Tingkat keutuhan perkembangan dimensi hakikat manusia ditentukan oleh dua faktor, yaitu kualitas dimensi hakikat manusia itu sendiri secara potensial dan kualitas pendidikan yang disediakan untuk memberikan pelayanan atas perkembangannya. Untuk menentukan kualitas akhir dari pendidikan itu harus dikembalikan lagi kepada peserta didik sebagai subjek sasaran pendidikan. Pendidikan yang berhasil adalah pendidikan yang sanggup menghantarkan subjek didik menjadi dirinya sendiri selaku anggota masyarakat. Selanjutnya pengembangan yang utuh dapat dilihat dari segi wujud dimensi dan arahnya.

a. Dari Wujud Dimensinya

Keutuhan terjadi antara aspek jasmani dan rohani, antara dimensi keindividualan, kesosialan, kesusilaan, dan keberagamaan antara aspek kognitif, afektif dan psikomotor. Pengembangan dimensi keindividualan, kesosialan, kesusilaan, dan keberagamaan dikatakan utuh jika semua dimensi tersebut mendapat layanan yang baik dan tidak ada pengabaian salah satunya. Dimensi keberagamaan menjadi tumpuan dari ketiga dimensi yang lainnya. Demikian pula dengan pengembangan domain kognitif, afektif dan psikomotor utuh jika mendapat pelayanan yang berimbang.

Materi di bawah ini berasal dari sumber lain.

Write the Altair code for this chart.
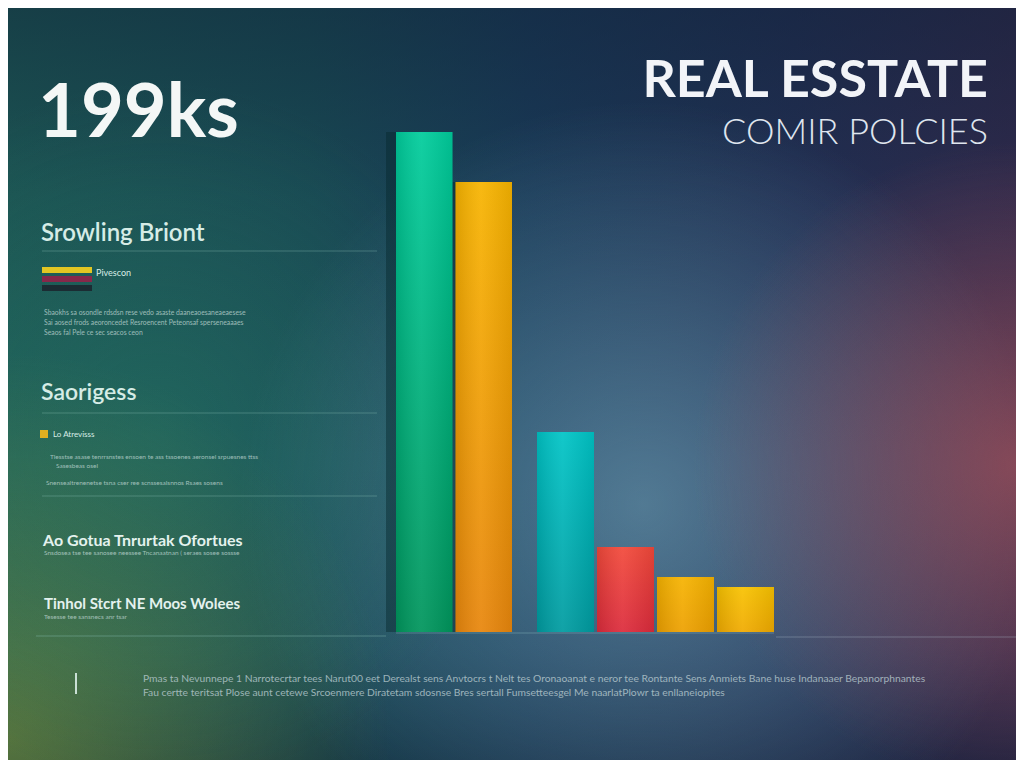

b. Dari Arah Pengembangannya

Keutuhan pengembangan dimensi hakikat manusia dapat diarahkan kepada pengembangan dimensi keindividualan, kesosialan, kesusilaan, dan keberagamaan secara terpadu. Keempat dimensi itu tidak dapat dipisahkan satu dengan yang lainnya. Pengembangan dimensi hakikat manusia secara utuh diartikan sebagai pembinaan terpadu terhadap dimensi hakikat manusia sehingga dapat tumbuh dan berkembang secara selaras. Perkembangan dimaksud mencangkup yang horizontal atau menciptakan keseimbangan dan yang bersifat vertical yang menciptakan ketinggian martabat manusia yang dapat membentuk manusia secara utuh.

2. Pengembangan yang tidak Utuh

Pengembangan yang tidak utuh terhadap dimensi hakikat manusia akan terjadi di dalam pengembangan unsur dimensi hakikat manusia yang ada terabaikan untuk ditangani. Misalnya hanya dimensi kesusilaan saja yang dilakukan sedangkan ketiga dimensi yang lain tidak dihiraukan. Demikian pula dengan kognitif, afektif dan psikomotor tidak utuh jika salah satu ada yang terabaikan. Pengembangan yang tidah utuh mengakibatkan terbentuk kepribadian yang tidak mantap dan pincang pengembangan semacam ini dinamakan pengembangan yang patologis.

D. Sosok Manusia Indonesia Seutuhnya

Pembentukan manusia seutuhnya telah dilakukan seiring dengan dilaksanakannya pembangunan nasional. Pembangunan tidak hanya mengejar kemajuan lahiriah seperti pangan, sandang, papan kesehatan dan lainnya melainkan keselarasan dan keserasian antara keduanya. Pembangunan juga dilakukan secara merata bukan hanya untuk sebagian golongan masyarakat. Selanjutnya manusia yang utuh juga dikaitkan dengan keselarasan hubungan manusia dengan Tuhannya, sesame manusia dan lingkungannya juga kebahagiaan hidup di akhirat nantinya.